Ultimately, bringing a team together should be done with care. You might not want to take a bunch of engineers that have never interacted with each other and expect everything to work out.

As an alternative to finding individuals from different teams, consider using an existing high performing team. Then convert them over to an SRE team that’s focused on reliability.

And of course, if you don’t have the talent within, or if you get to a point of rapid growth, you will need to look for these candidates externally.

Training and Development

Now that you’ve identified the right people, how do you prepare them to succeed? Learning and development!

Becoming an SRE doesn’t just take a title change. It’s a culture change and a change in mindset. Without the proper fundamentals, you’re not giving your new team the opportunity to succeed.

Fortunately, ASPE’s Implementing Site Reliability Engineering course provides in-depth learning that can give your team the base knowledge that will take them further through the SRE journey.

Charter and Governance

Once your team is getting settled, define the charter for your SRE team. Establishing a charter helps define what the priorities of the SRE team include and how they operate.

More importantly, the charter defines what the SRE team should not engage in. Otherwise, you may find that your SRE team gets pulled in too many directions that don’t provide business value.

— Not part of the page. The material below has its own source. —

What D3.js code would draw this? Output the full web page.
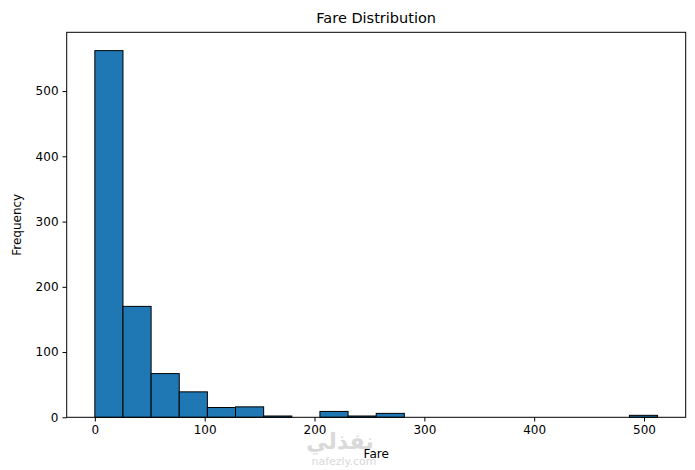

As for governance, always tie the SRE work back to business value. Site reliability engineering puts emphasis on metrics and objectives. Therefore, the team should receive governance that focuses on business metrics and developer productivity. Make sure that whoever oversees the SRE team has clear guidelines and expectations from the team and that the team has the tools to provide the relevant data.

Is This Still Too Much?

I’ve given just a brief overview of things to consider when building an SRE team. However, that can still be too much for some teams and organizations to get behind. And that’s OK.

If you’re not ready to build an SRE team yet, focus on building SRE practices in your organization first. Take individuals from a few teams and start building a culture of SRE with them. Again, provide the right training and development to build the right skills and culture. And then help your people teach others.